For Parker, hope presented itself in the form of a single vignette: when unarmed protesters, reacting to Mubarak's refusal speech, raced to his palace and stood in front of the tanks. "It was a stark image of the prolonged battle between good and evil that humans apparently have been fated to fight," she writes. This time, evil did not win.

For me, the iconic moment of hope and victory over evil came later, when fleets of ordinary citizens could be seen, via TV cameras, cleaning up the debris in Tahrir Square after eighteen days of harrowing demonstrations. Men, women, and children were all hard at work sweeping the Square with brooms, hauling bulging black garbage bags, and lovingly repaving the bricks and stones that had been dug up earlier to use as weapons against the police. Most especially for me, the sight of some dozen people carrying aloft the carcass of a burned vehicle with their bare hands had to count as an exemplar of the triumphal human spirit worthy of the Louvre's "Winged Victory," Nike of Samothrace, redrawn for modern times.

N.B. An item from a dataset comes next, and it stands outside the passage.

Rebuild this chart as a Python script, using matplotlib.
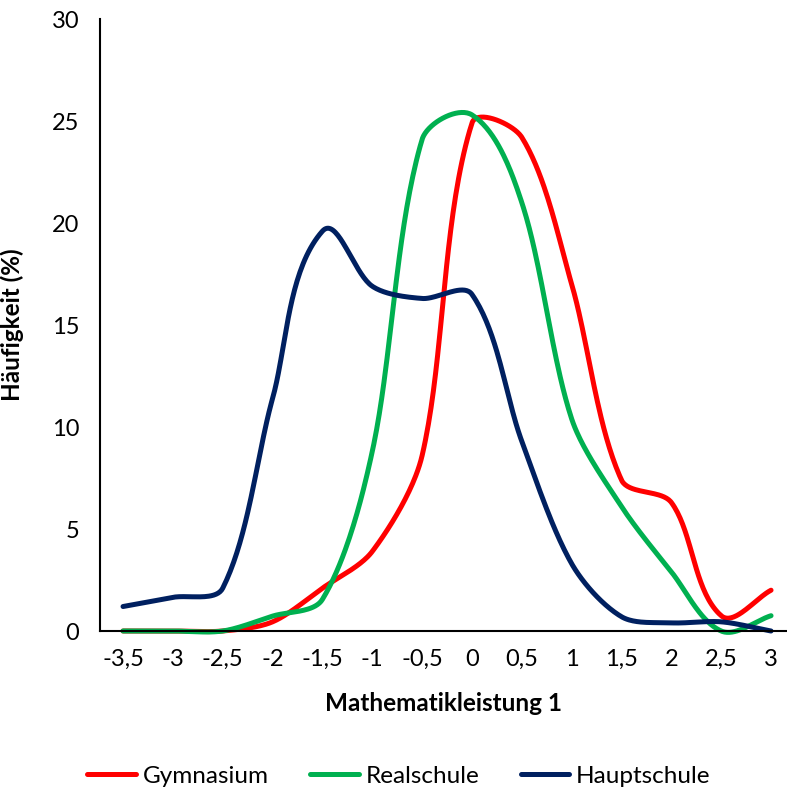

My fellow blogger, Andrew Sullivan, who was too ill to man his blog, The Daily Dish, during the past month but is now back at his post, says he can't believe he missed out on a whole revolution. "What I will say," he writes, "is that, as I watched these miracles on television, I found my love of freedom and joy for the people of Egypt and Tunisia (as for the people of Iran) overwhelmed for a few days by my worries about such events spiraling out of control. But revolutions differ in their trajectories. Burke famously opposed the French one and backed the American one. What will make the difference is the character of the people, and the prudence of the statesmen and women who emerge in both countries. And others. In the end, we live in an era where hope is battling fear. Suddenly, hope is winning again. Let us not lose our skepticism. But let us not be intimidated by it either."

At the same time, we have the tide of history interpreted in gibberish by right-wing pundit, Ann Coulter. Like an ill-trained Labrador retriever, she yanks us headlong into traffic: "The way things are going, Obama may want to look into becoming the president of Egypt. Nobody would complain about him being a Muslim then," she said to cheers at the recent Republican CPAC meeting.

Good Lord, what would we do without these succulent Republicans mass-marketing insanity? They continue to illuminate a wider area than that which their maker ever intended. It is sad to think that while Egyptians attempt to establish a viable democracy, our own country is in the mind-boggling, self-destructive process of withdrawing vital government services, encouraging increased pollution, permitting its infrastructure to further decay, fomenting a class warfare not unlike Egypt's, and, bit by bit, letting a real democracy slip away.